# Do this
Only the lines from the start of the data below through the line that contains "const Y_MINOR_MULT = [2, 3, 4, 5, 6, 7, 8, 9];" are to be copied, exactly and without pictures.

# Dataset extract
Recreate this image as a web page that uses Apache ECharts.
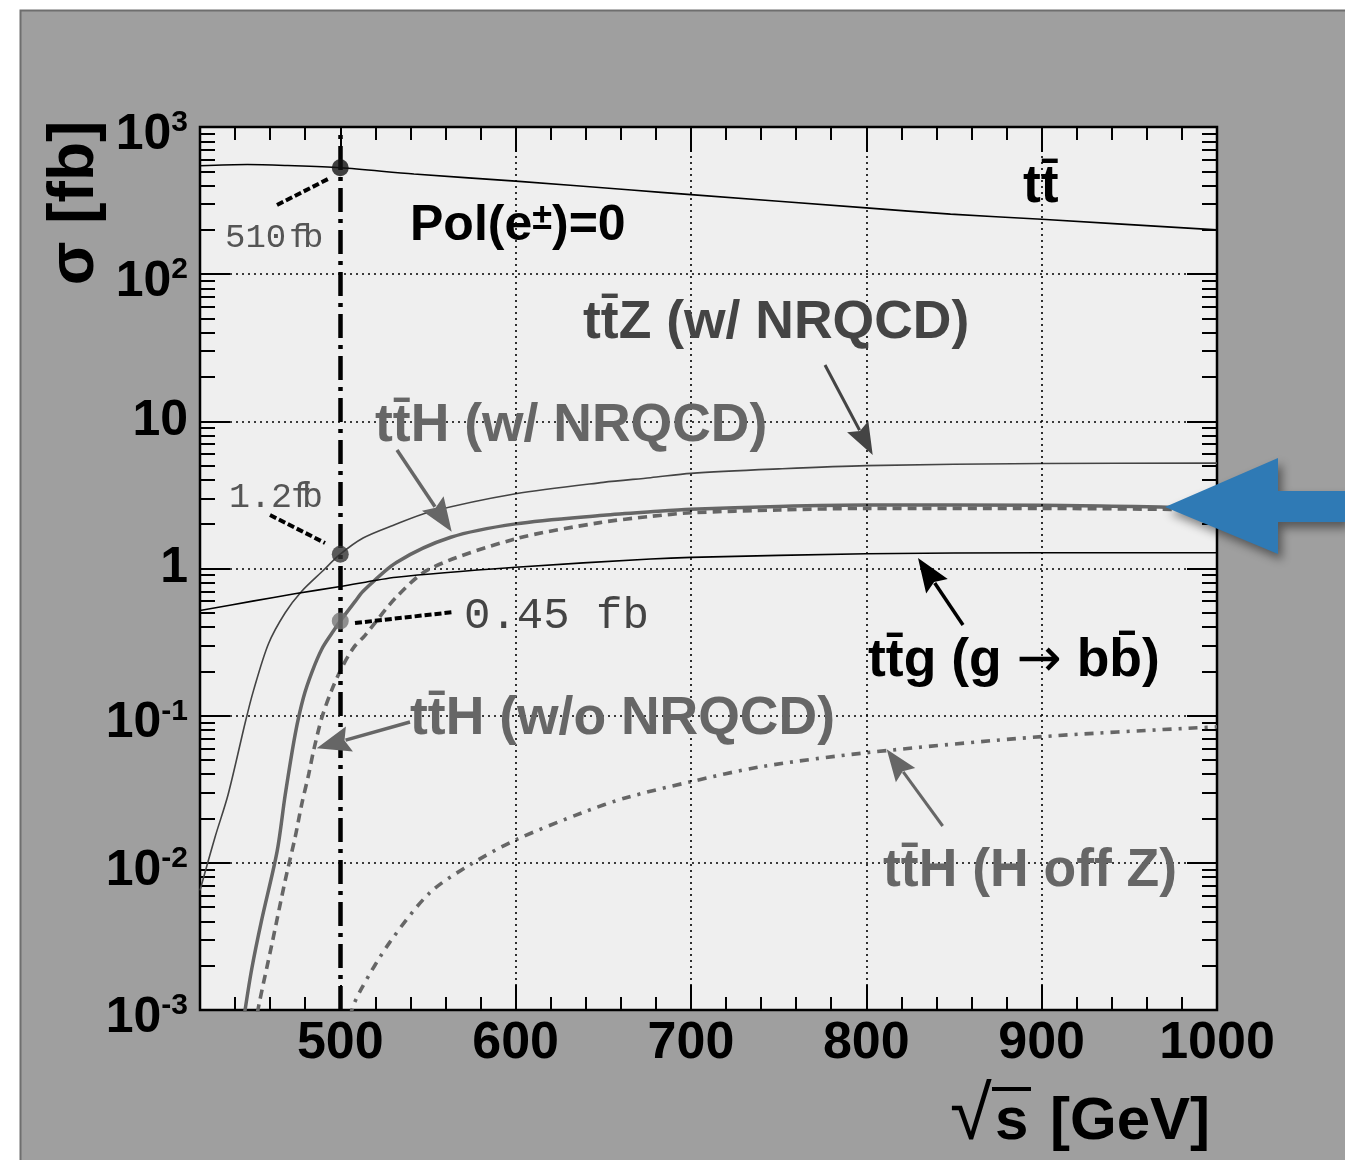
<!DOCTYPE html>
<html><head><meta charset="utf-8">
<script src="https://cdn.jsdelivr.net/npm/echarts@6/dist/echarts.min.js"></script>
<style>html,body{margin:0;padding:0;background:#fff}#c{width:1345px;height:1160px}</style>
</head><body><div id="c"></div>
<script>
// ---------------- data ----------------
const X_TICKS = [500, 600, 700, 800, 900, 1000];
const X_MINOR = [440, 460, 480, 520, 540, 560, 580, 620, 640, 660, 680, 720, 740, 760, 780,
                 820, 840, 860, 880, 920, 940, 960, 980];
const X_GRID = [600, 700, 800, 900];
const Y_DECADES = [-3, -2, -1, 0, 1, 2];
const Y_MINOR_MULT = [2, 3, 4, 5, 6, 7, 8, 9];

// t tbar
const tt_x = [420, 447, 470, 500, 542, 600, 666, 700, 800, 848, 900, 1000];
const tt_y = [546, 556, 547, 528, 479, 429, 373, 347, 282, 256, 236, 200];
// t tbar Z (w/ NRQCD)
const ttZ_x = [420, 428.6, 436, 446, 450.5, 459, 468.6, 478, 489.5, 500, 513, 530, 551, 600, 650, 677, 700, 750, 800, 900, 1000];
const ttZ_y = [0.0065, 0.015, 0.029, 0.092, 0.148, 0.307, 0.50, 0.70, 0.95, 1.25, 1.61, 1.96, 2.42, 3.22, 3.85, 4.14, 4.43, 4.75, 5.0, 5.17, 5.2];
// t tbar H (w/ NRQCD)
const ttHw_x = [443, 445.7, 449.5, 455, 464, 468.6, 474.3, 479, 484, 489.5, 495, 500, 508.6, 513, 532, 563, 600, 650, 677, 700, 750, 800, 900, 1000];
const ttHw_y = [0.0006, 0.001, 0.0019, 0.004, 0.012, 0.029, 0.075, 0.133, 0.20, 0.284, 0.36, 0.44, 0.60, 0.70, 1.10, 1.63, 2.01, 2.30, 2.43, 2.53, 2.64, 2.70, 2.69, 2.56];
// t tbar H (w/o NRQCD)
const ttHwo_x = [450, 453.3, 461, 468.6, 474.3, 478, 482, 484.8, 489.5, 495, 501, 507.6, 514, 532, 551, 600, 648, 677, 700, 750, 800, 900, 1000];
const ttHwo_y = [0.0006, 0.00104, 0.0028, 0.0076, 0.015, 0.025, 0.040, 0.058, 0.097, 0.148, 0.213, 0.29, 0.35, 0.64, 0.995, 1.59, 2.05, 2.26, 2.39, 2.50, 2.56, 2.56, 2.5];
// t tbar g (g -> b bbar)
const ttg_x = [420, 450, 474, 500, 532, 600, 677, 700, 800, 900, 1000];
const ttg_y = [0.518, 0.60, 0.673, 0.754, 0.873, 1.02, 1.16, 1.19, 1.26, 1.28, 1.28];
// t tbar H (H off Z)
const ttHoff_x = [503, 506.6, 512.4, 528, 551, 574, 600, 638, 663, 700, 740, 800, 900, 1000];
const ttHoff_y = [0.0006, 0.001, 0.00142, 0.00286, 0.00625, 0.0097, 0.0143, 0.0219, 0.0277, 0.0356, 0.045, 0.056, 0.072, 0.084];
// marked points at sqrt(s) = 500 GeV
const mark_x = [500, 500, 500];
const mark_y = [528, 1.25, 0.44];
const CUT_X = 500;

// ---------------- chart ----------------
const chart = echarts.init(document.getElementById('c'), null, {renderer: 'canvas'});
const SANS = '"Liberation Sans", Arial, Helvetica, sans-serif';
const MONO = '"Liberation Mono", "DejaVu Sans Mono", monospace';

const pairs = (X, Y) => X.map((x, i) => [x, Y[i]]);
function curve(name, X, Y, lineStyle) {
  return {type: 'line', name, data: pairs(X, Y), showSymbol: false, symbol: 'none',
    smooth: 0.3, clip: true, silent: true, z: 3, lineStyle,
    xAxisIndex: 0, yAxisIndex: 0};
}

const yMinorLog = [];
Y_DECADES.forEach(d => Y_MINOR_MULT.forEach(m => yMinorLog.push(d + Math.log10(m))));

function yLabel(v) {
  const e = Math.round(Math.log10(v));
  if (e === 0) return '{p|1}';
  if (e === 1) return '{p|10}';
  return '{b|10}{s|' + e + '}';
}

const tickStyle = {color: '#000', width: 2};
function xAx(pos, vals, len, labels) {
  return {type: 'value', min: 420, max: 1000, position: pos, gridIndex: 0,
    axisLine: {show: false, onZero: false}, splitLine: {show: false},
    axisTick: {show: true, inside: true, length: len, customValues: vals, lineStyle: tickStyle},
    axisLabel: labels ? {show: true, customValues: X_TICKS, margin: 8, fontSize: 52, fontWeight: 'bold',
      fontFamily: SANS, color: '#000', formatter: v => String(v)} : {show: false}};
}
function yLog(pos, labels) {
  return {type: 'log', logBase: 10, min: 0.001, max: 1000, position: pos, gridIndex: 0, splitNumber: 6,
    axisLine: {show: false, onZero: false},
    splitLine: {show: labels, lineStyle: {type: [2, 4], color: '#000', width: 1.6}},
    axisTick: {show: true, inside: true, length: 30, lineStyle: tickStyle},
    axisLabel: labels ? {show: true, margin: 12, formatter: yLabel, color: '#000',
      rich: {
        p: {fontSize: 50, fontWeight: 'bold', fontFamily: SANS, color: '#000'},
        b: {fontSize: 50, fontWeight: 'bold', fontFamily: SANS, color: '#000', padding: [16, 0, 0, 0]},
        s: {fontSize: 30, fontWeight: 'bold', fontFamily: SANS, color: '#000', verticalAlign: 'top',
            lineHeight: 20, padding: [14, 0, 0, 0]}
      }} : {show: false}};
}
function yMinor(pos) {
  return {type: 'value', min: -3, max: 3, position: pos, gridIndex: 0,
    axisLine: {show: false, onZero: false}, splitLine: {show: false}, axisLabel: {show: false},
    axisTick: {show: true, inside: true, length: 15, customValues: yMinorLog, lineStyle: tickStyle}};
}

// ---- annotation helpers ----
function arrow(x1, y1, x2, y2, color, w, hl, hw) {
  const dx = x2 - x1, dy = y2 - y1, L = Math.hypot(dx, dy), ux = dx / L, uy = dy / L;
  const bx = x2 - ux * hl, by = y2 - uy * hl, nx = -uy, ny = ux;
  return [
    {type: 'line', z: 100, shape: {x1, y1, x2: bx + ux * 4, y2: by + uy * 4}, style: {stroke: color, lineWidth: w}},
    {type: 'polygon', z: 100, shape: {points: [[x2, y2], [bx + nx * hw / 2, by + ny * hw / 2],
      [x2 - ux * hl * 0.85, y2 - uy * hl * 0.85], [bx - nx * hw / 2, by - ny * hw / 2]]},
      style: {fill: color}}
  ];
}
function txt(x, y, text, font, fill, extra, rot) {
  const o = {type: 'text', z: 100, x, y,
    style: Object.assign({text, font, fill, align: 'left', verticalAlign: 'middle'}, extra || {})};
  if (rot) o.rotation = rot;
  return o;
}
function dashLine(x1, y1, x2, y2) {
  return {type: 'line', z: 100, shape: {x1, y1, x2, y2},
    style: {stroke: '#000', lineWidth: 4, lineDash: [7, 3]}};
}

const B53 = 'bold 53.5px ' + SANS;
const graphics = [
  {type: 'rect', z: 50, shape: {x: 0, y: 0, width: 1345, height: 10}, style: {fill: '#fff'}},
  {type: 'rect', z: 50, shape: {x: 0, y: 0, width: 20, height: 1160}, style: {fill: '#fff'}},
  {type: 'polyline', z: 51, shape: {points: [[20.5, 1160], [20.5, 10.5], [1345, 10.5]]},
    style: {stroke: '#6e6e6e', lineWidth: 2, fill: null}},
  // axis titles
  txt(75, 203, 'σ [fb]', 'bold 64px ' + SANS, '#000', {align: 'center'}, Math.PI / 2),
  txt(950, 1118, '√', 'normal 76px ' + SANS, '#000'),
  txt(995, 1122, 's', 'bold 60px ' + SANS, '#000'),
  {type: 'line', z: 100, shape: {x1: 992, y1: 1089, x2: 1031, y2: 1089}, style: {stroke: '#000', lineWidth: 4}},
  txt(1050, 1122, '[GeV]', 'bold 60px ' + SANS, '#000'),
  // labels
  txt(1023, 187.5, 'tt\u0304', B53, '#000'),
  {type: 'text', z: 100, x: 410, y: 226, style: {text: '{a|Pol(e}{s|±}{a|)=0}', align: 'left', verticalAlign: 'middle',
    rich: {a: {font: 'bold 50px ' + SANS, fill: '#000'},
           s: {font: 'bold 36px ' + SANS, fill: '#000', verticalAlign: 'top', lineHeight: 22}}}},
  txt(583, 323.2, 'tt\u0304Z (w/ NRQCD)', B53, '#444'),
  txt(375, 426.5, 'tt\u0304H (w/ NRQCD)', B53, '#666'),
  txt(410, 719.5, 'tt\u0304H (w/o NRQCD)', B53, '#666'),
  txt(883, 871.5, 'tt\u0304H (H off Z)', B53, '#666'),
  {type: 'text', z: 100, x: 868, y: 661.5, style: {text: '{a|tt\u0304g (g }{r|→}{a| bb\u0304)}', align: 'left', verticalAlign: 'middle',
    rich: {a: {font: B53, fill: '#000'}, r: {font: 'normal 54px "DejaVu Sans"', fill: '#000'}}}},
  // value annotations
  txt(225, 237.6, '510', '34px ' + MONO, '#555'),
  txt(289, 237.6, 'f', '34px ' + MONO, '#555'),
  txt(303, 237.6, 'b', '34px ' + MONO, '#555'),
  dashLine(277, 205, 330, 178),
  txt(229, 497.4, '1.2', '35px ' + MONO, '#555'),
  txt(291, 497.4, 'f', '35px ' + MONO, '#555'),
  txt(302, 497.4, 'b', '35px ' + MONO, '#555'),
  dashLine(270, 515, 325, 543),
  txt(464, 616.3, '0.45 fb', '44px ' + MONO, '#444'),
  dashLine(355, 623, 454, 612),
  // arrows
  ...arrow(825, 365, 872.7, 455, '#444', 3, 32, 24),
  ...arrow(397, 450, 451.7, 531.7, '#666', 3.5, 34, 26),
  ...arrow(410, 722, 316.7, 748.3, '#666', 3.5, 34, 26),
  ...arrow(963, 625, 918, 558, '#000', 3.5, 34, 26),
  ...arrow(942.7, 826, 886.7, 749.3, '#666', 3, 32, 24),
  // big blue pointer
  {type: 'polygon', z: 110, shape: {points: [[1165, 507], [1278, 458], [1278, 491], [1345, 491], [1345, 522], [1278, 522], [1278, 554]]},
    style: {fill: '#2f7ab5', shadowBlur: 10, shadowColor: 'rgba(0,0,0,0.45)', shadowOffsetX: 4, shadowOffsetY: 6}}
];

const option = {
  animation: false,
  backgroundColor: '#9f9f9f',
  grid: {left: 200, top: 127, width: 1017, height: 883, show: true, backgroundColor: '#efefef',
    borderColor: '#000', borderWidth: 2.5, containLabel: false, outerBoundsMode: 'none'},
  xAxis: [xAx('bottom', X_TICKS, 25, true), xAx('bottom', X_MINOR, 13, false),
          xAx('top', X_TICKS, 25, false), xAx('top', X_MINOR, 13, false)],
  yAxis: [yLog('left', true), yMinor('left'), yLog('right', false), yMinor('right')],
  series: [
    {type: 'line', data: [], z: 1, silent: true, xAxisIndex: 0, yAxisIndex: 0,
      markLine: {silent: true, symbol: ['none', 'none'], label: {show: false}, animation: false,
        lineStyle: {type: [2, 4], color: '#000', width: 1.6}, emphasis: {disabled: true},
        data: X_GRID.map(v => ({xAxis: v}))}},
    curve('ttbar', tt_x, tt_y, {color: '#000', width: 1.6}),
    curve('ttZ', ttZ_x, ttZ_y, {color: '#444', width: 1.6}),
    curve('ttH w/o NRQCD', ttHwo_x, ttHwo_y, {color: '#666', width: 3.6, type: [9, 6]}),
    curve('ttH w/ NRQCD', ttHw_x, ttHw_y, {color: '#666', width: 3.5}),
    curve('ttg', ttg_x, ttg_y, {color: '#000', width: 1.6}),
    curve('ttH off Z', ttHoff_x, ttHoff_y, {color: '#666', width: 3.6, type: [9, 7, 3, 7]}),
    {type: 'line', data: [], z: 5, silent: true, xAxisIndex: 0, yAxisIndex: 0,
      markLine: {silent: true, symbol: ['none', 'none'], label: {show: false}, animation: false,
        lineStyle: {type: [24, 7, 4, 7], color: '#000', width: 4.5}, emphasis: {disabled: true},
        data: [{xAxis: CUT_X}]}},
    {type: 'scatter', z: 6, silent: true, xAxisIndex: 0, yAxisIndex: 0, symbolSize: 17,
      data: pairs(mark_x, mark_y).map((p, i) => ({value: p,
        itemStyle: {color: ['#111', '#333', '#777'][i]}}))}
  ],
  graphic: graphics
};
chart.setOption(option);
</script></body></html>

# Completed exercise
Recreate this image as a web page that uses Apache ECharts.
<!DOCTYPE html>
<html><head><meta charset="utf-8">
<script src="https://cdn.jsdelivr.net/npm/echarts@6/dist/echarts.min.js"></script>
<style>html,body{margin:0;padding:0;background:#fff}#c{width:1345px;height:1160px}</style>
</head><body><div id="c"></div>
<script>
// ---------------- data ----------------
const X_TICKS = [500, 600, 700, 800, 900, 1000];
const X_MINOR = [440, 460, 480, 520, 540, 560, 580, 620, 640, 660, 680, 720, 740, 760, 780,
                 820, 840, 860, 880, 920, 940, 960, 980];
const X_GRID = [600, 700, 800, 900];
const Y_DECADES = [-3, -2, -1, 0, 1, 2];
const Y_MINOR_MULT = [2, 3, 4, 5, 6, 7, 8, 9];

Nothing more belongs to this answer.